技術の進化は歓迎すべき~工場生産の進行に対する技術の衰退
◆今、メーカー技術が進んできたことにより、職人技術が必要なくなり、衰退していく可能性がでてきています。その問題点についてどう考えていますか。
宮嶋 : 今ハウスメーカーさんは20年塗らない外壁とか、光触媒加工された外壁が出てきています。ですから我々の20年後30年後のビジネスが少しずつでも少なくなってくると思うのです。安くて良いものが生まれるというのは自然の流れ。ただ、今の内装や特殊なものに関しては非常に技術が光るところですから、そういうものも会社として取り組んでいかないと、全て既製品で賄うのは非常に悲しいですね。
小山 : この点については色々と思うことがあります。僕自身も左官の会社で、昔はモルタルとかを厚く塗っていたのに、今はほとんど材料も使わないで現場が終わってしまいます。下手したら工場で作って来たものをはめた、隙間の穴を埋めるだけの現場まで出て来てしまっている状況です。若手世代からすると、この業界に入って来て、昔はこんな仕事だったんだよと、でもできないと言われると、すごくつらい気持ちになってしまう。自分たちが昔の良い仕事を普段やれないんです。
そこで、僕はある時点から自分の中で結構さっぱりと区切りました。昔は昔、今は今と。もちろん技術を伝承していくのはすごく大事だと思うんですけど、この業界の魅力を伝統的な仕事だけにフォーカスしてしまうと、残りの90何%の職人さんたちのやりがいといった所に結び付けることが本当に難しい。
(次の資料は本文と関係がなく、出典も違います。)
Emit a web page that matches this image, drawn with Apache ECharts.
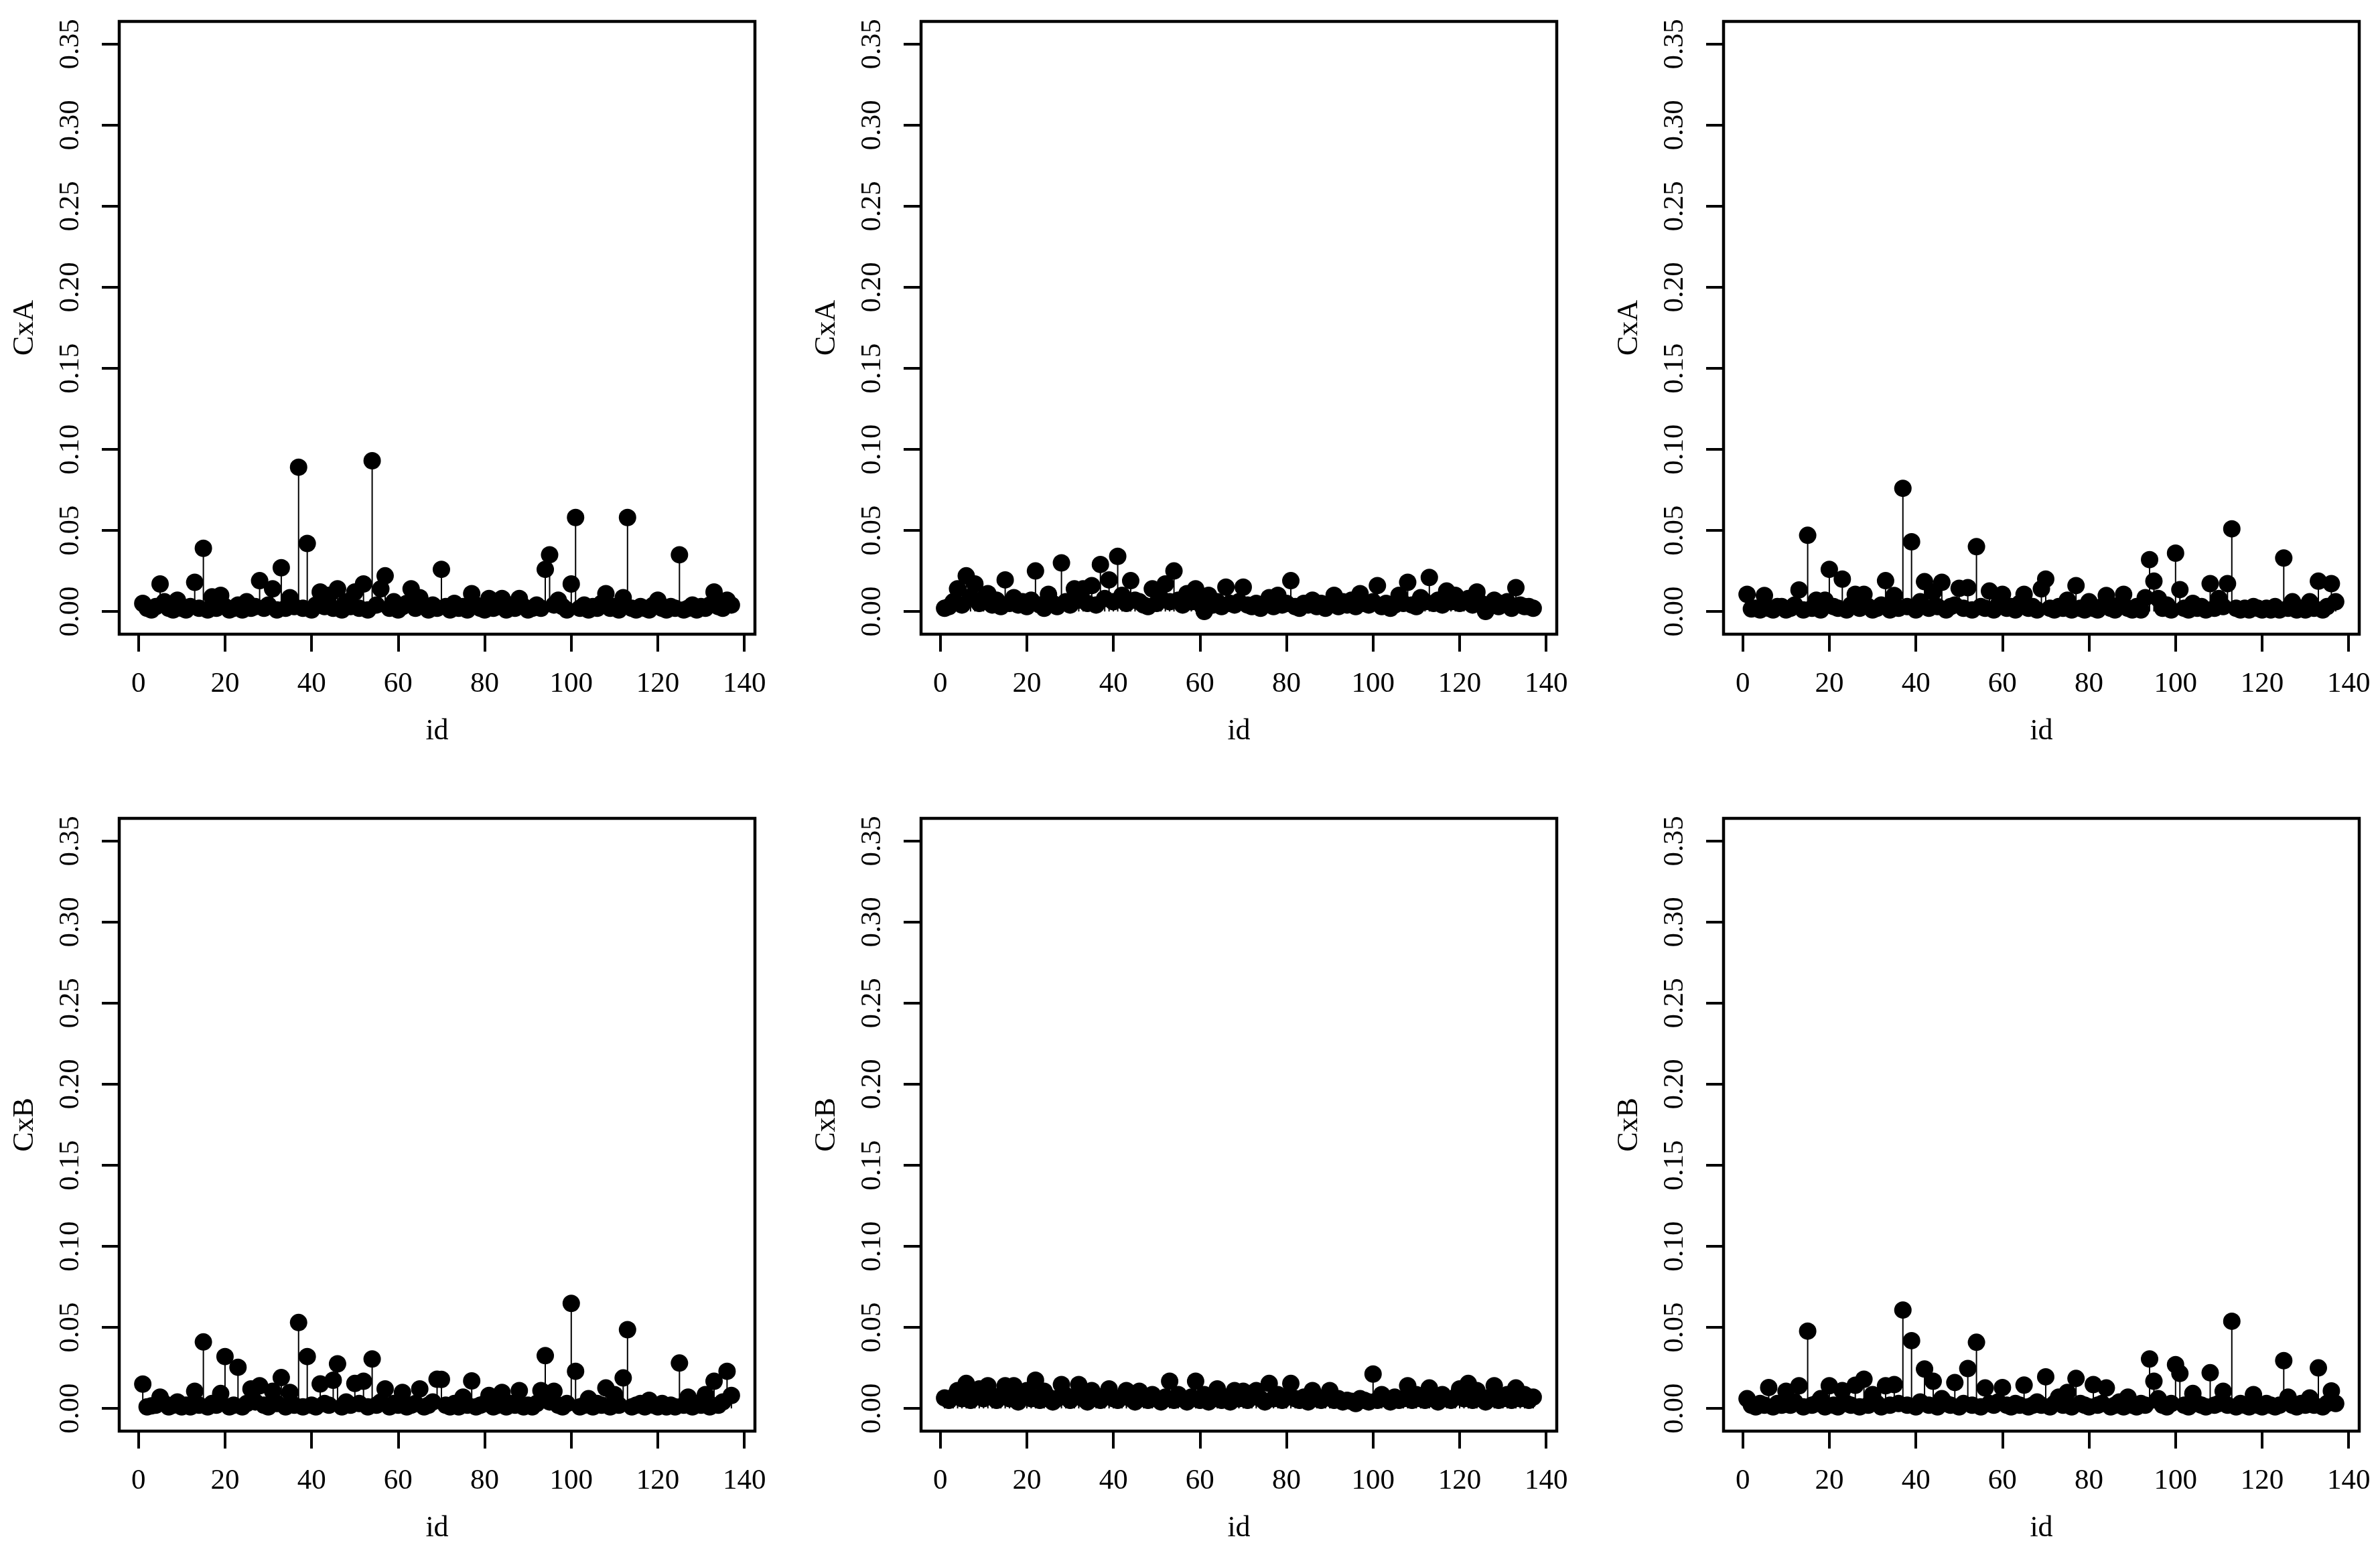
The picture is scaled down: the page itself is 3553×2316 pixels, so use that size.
<!DOCTYPE html>
<html>
<head>
    <meta charset="utf-8">
    <title>CxA / CxB by id</title>
    <script src="https://cdn.jsdelivr.net/npm/echarts@6.0.0/dist/echarts.min.js"></script>
    <style>
        html, body { margin: 0; padding: 0; background: #fff; }
        #chart { width: 3553px; height: 2316px; }
    </style>
</head>
<body>
<div id="chart"></div>
<script>
    // tick labels
    var xTicks = [0, 20, 40, 60, 80, 100, 120, 140];
    var yTicks = [0, 0.05, 0.10, 0.15, 0.20, 0.25, 0.30, 0.35];
    var yNames = ['CxA', 'CxB'];
    var xName = 'id';

    // values read per id (1..137), one array per panel
    var cxA_1 = [
        0.005, 0.002, 0.001, 0.003, 0.017, 0.006, 0.002, 0.001, 0.007, 0.002,
        0.001, 0.003, 0.018, 0.002, 0.039, 0.001, 0.009, 0.002, 0.010, 0.003,
        0.001, 0.002, 0.004, 0.001, 0.006, 0.002, 0.003, 0.019, 0.002, 0.004,
        0.014, 0.001, 0.027, 0.002, 0.0085, 0.003, 0.089, 0.002, 0.042, 0.001,
        0.004, 0.012, 0.003, 0.010, 0.002, 0.014, 0.001, 0.006, 0.003, 0.012,
        0.002, 0.017, 0.001, 0.093, 0.004, 0.014, 0.022, 0.002, 0.006, 0.001,
        0.003, 0.005, 0.014, 0.002, 0.0085, 0.003, 0.001, 0.004, 0.002, 0.026,
        0.003, 0.001, 0.005, 0.002, 0.003, 0.001, 0.011, 0.004, 0.002, 0.001,
        0.008, 0.002, 0.003, 0.008, 0.001, 0.004, 0.002, 0.008, 0.003, 0.001,
        0.002, 0.004, 0.002, 0.026, 0.035, 0.004, 0.007, 0.003, 0.001, 0.017,
        0.058, 0.002, 0.004, 0.001, 0.003, 0.002, 0.005, 0.011, 0.002, 0.003,
        0.001, 0.0085, 0.058, 0.002, 0.001, 0.003, 0.002, 0.001, 0.004, 0.007,
        0.002, 0.001, 0.003, 0.002, 0.035, 0.001, 0.002, 0.004, 0.001, 0.003,
        0.002, 0.004, 0.012, 0.003, 0.002, 0.007, 0.004
    ];
    var cxA_2 = [
        0.002, 0.003, 0.006, 0.014, 0.004, 0.022, 0.009, 0.017, 0.005, 0.008,
        0.011, 0.004, 0.007, 0.003, 0.0195, 0.005, 0.0085, 0.004, 0.006, 0.003,
        0.007, 0.025, 0.004, 0.002, 0.0106, 0.005, 0.003, 0.030, 0.006, 0.004,
        0.014, 0.007, 0.014, 0.005, 0.016, 0.004, 0.029, 0.008, 0.0195, 0.006,
        0.034, 0.010, 0.005, 0.019, 0.007, 0.006, 0.004, 0.003, 0.014, 0.005,
        0.008, 0.017, 0.006, 0.025, 0.007, 0.004, 0.011, 0.006, 0.014, 0.005,
        0.000, 0.010, 0.004, 0.006, 0.003, 0.015, 0.005, 0.004, 0.006, 0.015,
        0.004, 0.003, 0.005, 0.002, 0.004, 0.0085, 0.003, 0.010, 0.004, 0.005,
        0.019, 0.003, 0.002, 0.005, 0.004, 0.007, 0.003, 0.005, 0.002, 0.004,
        0.010, 0.003, 0.006, 0.004, 0.007, 0.003, 0.011, 0.005, 0.004, 0.006,
        0.016, 0.003, 0.005, 0.002, 0.004, 0.010, 0.005, 0.018, 0.004, 0.003,
        0.0085, 0.006, 0.021, 0.005, 0.007, 0.004, 0.0126, 0.006, 0.010, 0.005,
        0.006, 0.008, 0.004, 0.012, 0.005, 0.000, 0.004, 0.007, 0.003, 0.005,
        0.006, 0.002, 0.0147, 0.004, 0.003, 0.003, 0.002
    ];
    var cxA_3 = [
        0.0106, 0.0016, 0.002, 0.001, 0.0099, 0.002, 0.001, 0.003, 0.003, 0.001,
        0.002, 0.004, 0.0133, 0.001, 0.047, 0.002, 0.007, 0.001, 0.007, 0.026,
        0.003, 0.002, 0.020, 0.001, 0.004, 0.0106, 0.002, 0.0106, 0.003, 0.001,
        0.002, 0.004, 0.019, 0.001, 0.0099, 0.002, 0.076, 0.003, 0.043, 0.001,
        0.006, 0.0184, 0.002, 0.012, 0.003, 0.018, 0.001, 0.003, 0.004, 0.0143,
        0.002, 0.0147, 0.001, 0.040, 0.003, 0.002, 0.0126, 0.001, 0.004, 0.0106,
        0.002, 0.003, 0.001, 0.005, 0.0106, 0.002, 0.003, 0.001, 0.014, 0.020,
        0.002, 0.001, 0.003, 0.002, 0.007, 0.001, 0.016, 0.002, 0.001, 0.006,
        0.002, 0.001, 0.003, 0.0099, 0.002, 0.001, 0.004, 0.0106, 0.002, 0.001,
        0.003, 0.001, 0.0085, 0.032, 0.0187, 0.008, 0.002, 0.004, 0.001, 0.036,
        0.0135, 0.002, 0.001, 0.005, 0.002, 0.003, 0.001, 0.0172, 0.002, 0.008,
        0.003, 0.0172, 0.051, 0.002, 0.001, 0.002, 0.001, 0.003, 0.002, 0.001,
        0.002, 0.001, 0.003, 0.001, 0.033, 0.002, 0.006, 0.001, 0.002, 0.001,
        0.006, 0.002, 0.0187, 0.001, 0.003, 0.0172, 0.006
    ];
    var cxB_1 = [
        0.015, 0.001, 0.0016, 0.002, 0.007, 0.003, 0.001, 0.002, 0.004, 0.001,
        0.002, 0.001, 0.0106, 0.002, 0.041, 0.001, 0.003, 0.002, 0.0092, 0.032,
        0.001, 0.002, 0.0254, 0.001, 0.003, 0.012, 0.004, 0.014, 0.002, 0.001,
        0.0106, 0.003, 0.019, 0.001, 0.0099, 0.002, 0.053, 0.001, 0.032, 0.002,
        0.001, 0.0151, 0.003, 0.002, 0.0174, 0.0275, 0.001, 0.004, 0.002, 0.0154,
        0.003, 0.0168, 0.001, 0.0305, 0.002, 0.004, 0.012, 0.001, 0.003, 0.002,
        0.0099, 0.001, 0.002, 0.003, 0.012, 0.001, 0.002, 0.004, 0.018, 0.0179,
        0.002, 0.001, 0.003, 0.001, 0.007, 0.002, 0.017, 0.001, 0.002, 0.003,
        0.008, 0.001, 0.002, 0.0099, 0.001, 0.003, 0.002, 0.011, 0.001, 0.002,
        0.001, 0.003, 0.011, 0.0326, 0.004, 0.0106, 0.002, 0.001, 0.003, 0.0648,
        0.0229, 0.001, 0.002, 0.006, 0.001, 0.003, 0.002, 0.0126, 0.001, 0.0085,
        0.002, 0.0188, 0.0486, 0.001, 0.002, 0.003, 0.001, 0.005, 0.002, 0.001,
        0.003, 0.001, 0.002, 0.001, 0.028, 0.002, 0.007, 0.001, 0.003, 0.002,
        0.0085, 0.001, 0.0168, 0.002, 0.004, 0.0229, 0.008
    ];
    var cxB_2 = [
        0.0065, 0.005, 0.007, 0.011, 0.006, 0.0154, 0.005, 0.008, 0.012, 0.006,
        0.014, 0.007, 0.005, 0.008, 0.014, 0.006, 0.014, 0.004, 0.007, 0.011,
        0.006, 0.0174, 0.005, 0.0106, 0.007, 0.004, 0.006, 0.0147, 0.008, 0.005,
        0.007, 0.0147, 0.006, 0.004, 0.011, 0.007, 0.005, 0.008, 0.012, 0.006,
        0.005, 0.007, 0.011, 0.006, 0.004, 0.0106, 0.007, 0.005, 0.0085, 0.006,
        0.004, 0.007, 0.0168, 0.005, 0.0085, 0.006, 0.004, 0.007, 0.0168, 0.005,
        0.0085, 0.004, 0.006, 0.012, 0.005, 0.007, 0.004, 0.011, 0.006, 0.0106,
        0.005, 0.007, 0.011, 0.006, 0.004, 0.0154, 0.006, 0.0085, 0.005, 0.007,
        0.0154, 0.006, 0.005, 0.007, 0.004, 0.011, 0.006, 0.005, 0.007, 0.011,
        0.005, 0.006, 0.004, 0.005, 0.0044, 0.003, 0.006, 0.005, 0.004, 0.0212,
        0.005, 0.0085, 0.006, 0.004, 0.007, 0.005, 0.006, 0.014, 0.005, 0.0085,
        0.006, 0.005, 0.0126, 0.007, 0.004, 0.0085, 0.006, 0.005, 0.007, 0.012,
        0.006, 0.0154, 0.005, 0.011, 0.006, 0.004, 0.007, 0.014, 0.005, 0.006,
        0.0085, 0.005, 0.0126, 0.006, 0.0085, 0.005, 0.007
    ];
    var cxB_3 = [
        0.006, 0.002, 0.001, 0.003, 0.002, 0.0129, 0.001, 0.003, 0.002, 0.0106,
        0.002, 0.004, 0.014, 0.001, 0.0477, 0.002, 0.003, 0.006, 0.001, 0.014,
        0.002, 0.001, 0.011, 0.003, 0.002, 0.0143, 0.001, 0.018, 0.002, 0.0085,
        0.003, 0.001, 0.014, 0.002, 0.0147, 0.003, 0.0607, 0.002, 0.0418, 0.001,
        0.004, 0.0243, 0.002, 0.0168, 0.001, 0.006, 0.003, 0.002, 0.016, 0.001,
        0.003, 0.0246, 0.002, 0.0408, 0.001, 0.0126, 0.003, 0.002, 0.004, 0.0129,
        0.002, 0.001, 0.003, 0.002, 0.0144, 0.001, 0.002, 0.004, 0.002, 0.0195,
        0.001, 0.003, 0.007, 0.002, 0.0099, 0.001, 0.0185, 0.003, 0.002, 0.001,
        0.0147, 0.002, 0.003, 0.0126, 0.001, 0.002, 0.004, 0.001, 0.007, 0.002,
        0.001, 0.003, 0.002, 0.0305, 0.0168, 0.006, 0.002, 0.001, 0.003, 0.027,
        0.0216, 0.002, 0.001, 0.0092, 0.003, 0.002, 0.001, 0.022, 0.002, 0.003,
        0.0106, 0.002, 0.0538, 0.001, 0.003, 0.002, 0.001, 0.0085, 0.002, 0.001,
        0.003, 0.002, 0.001, 0.002, 0.0295, 0.007, 0.002, 0.001, 0.003, 0.002,
        0.0065, 0.002, 0.025, 0.001, 0.003, 0.0108, 0.003
    ];

    var panels = [cxA_1, cxA_2, cxA_3, cxB_1, cxB_2, cxB_3];

    // layout of the 2x3 plot boxes (px)
    var colLeft = [178, 1375, 2573];
    var rowTop = [32, 1222];
    var boxW = 949;
    var boxH = 915;

    var font = 'Liberation Serif';

    // type="h": thin vertical line from 0 up to the value
    function renderStem(params, api) {
        var x = api.value(0), y = api.value(1);
        var p0 = api.coord([x, 0]);
        var p1 = api.coord([x, y]);
        return {
            type: 'line',
            shape: { x1: p0[0], y1: p0[1], x2: p1[0], y2: p1[1] },
            style: { stroke: '#000', lineWidth: 2 }
        };
    }

    var chart = echarts.init(document.getElementById('chart'));

    var grids = [], xAxes = [], yAxes = [], series = [];
    for (var p = 0; p < panels.length; p++) {
        var row = Math.floor(p / 3), col = p % 3;
        grids.push({
            left: colLeft[col], top: rowTop[row], width: boxW, height: boxH,
            show: true, borderColor: '#000', borderWidth: 4.5,
            backgroundColor: 'transparent'
        });
        xAxes.push({
            type: 'value', gridIndex: p, position: 'bottom',
            min: -4.44, max: 142.44,
            name: xName, nameLocation: 'middle', nameGap: 123,
            nameTextStyle: { fontFamily: font, fontSize: 44, color: '#000' },
            axisLine: { show: false, onZero: false },
            axisTick: { show: true, length: 26, customValues: xTicks,
                lineStyle: { color: '#000', width: 4 } },
            axisLabel: { customValues: xTicks, margin: 53, fontFamily: font,
                fontSize: 43, color: '#000' },
            splitLine: { show: false }
        });
        yAxes.push({
            type: 'value', gridIndex: p, position: 'left',
            min: -0.014, max: 0.364,
            name: yNames[row], nameLocation: 'middle', nameGap: 119,
            nameTextStyle: { fontFamily: font, fontSize: 44, color: '#000' },
            axisLine: { show: false, onZero: false },
            axisTick: { show: true, length: 26, customValues: yTicks,
                lineStyle: { color: '#000', width: 4 } },
            axisLabel: { customValues: yTicks, rotate: 90, margin: 51,
                fontFamily: font, fontSize: 43, color: '#000',
                formatter: function (v) { return v.toFixed(2); } },
            splitLine: { show: false }
        });

        var pts = [];
        for (var i = 0; i < panels[p].length; i++) {
            pts.push([i + 1, panels[p][i]]);
        }
        series.push({
            type: 'custom', xAxisIndex: p, yAxisIndex: p,
            data: pts, renderItem: renderStem,
            silent: true, animation: false, z: 2
        });
        // filled points
        series.push({
            type: 'scatter', xAxisIndex: p, yAxisIndex: p,
            data: pts, symbol: 'circle', symbolSize: 26,
            itemStyle: { color: '#000', opacity: 1 },
            silent: true, animation: false, z: 3
        });
    }

    chart.setOption({
        animation: false,
        backgroundColor: '#fff',
        grid: grids,
        xAxis: xAxes,
        yAxis: yAxes,
        series: series
    });
</script>
</body>
</html>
技術だけがあったら一生ご飯を食べていける時代じゃなくなってきている。覚悟を持ち、職人の価値とは何だと考え、新しい建設職人の価値をつくって行けたらと、今、建設職人甲子園の活動をしています。
仲本 : 時代の流れというのは、技術革新であり、仕方がないというよりも歓迎するべきなんじゃないかと思う所があります。良い例として、僕が関わっている窯業系サイディングが最初に出来たのが1972年。まだいくらも経っていないのですが、今木造住宅の75%ぐらいのシェアとなっています。やはり小山さんも言われたような、多能工化とか、僕たち職人さんがやるべきことが時代と共に変わって行く。
それはあらがっても仕方のないところで、逆に我々職人が力を持って、そういった新しい開発に向ける、これから職人になる若い人たちにも、仕事を覚えるだけじゃなく、開発しなきゃいけないという未来を提供していくべきです。結論を言うと、もうこれは職人技術が衰退するというのもさらに発展するという思いで向かって行ったらいいと思っています。